I've worked a split schedule and here's what I did:

I did a month at a time. It's too hard to switch back and forth every two weeks.

When it's time to switch to nights, you need to train your body to do just exactly the opposite of what it's been doing. The first day I need to sleep, I stay up as late as humanly possible the night before. Sometimes I manage to stay up all night, sometimes I'm doing good to last until 1 am. At 7:00 am or so, I take a Benadryl or a Melatonin - something that will help me rest, but not zombify me. The first couple of days are hard, because your body is trying to make you adjust back to what it wants.

Days off, I try to maintain my sleep schedule as is. Otherwise I try to modify it a BIT but not flip flop back and forth. (I might go to bed at noon instead of 7 am).

Eat a regular meal! I eat what I consider lunch in the evening, before I leave for work. I eat what I consider supper midway through my shift, and I eat what I consider breakfast before going to bed - something light, but something substantial enough that I won't wake up because I'm hungry. Snacks are not enough to get you through a shift.

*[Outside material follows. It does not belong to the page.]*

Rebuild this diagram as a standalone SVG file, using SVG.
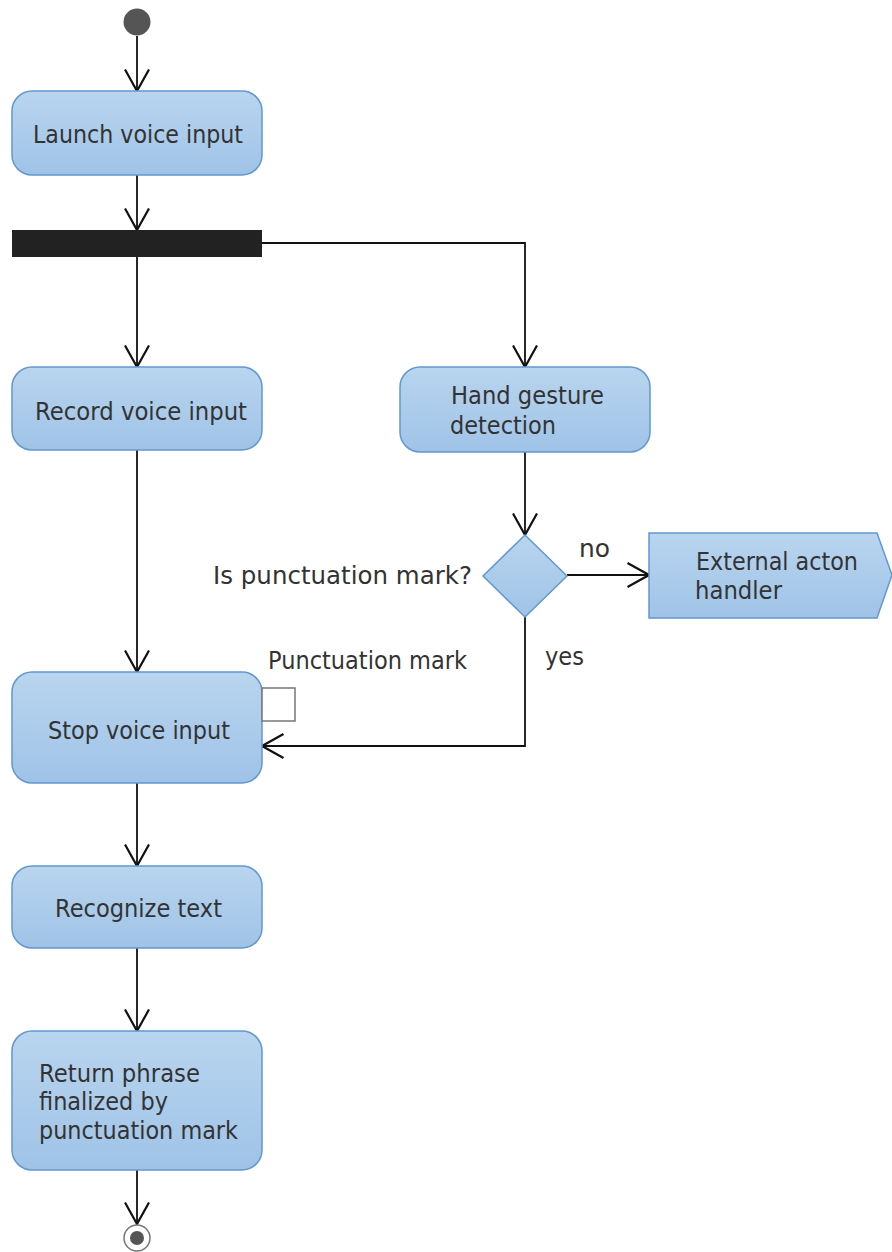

Avoid caffeine later in your shift! I cut myself off at 3 am and switch to water.

Develop a sleep routine. This is your body and your brain's cue that it's time to sleep! (For me, taking a bath, putting on jammies, eating breakfast, reading in bed).

I also have a noise machine (and a fan) and I diffuse calming essential oils. Also, make sure shut off your phone!

What didn't work for me? Exercising before sleeping (it winds me up), watching tv in bed (I get too caught up in the shows), or having anyone around (I'm nosy, I like to listen!)

Realize there are some days you just won't sleep, no matter how hard you try.

Good luck. I know it can be really, really hard! (And I second the suggestion that you should maybe mention the nausea to your doctor. It could just be nerves, but it might be something else that is treatable).

1 Votes

The nausea could be several things. I suggest you see your PCP if you need Zofran to get through your shift.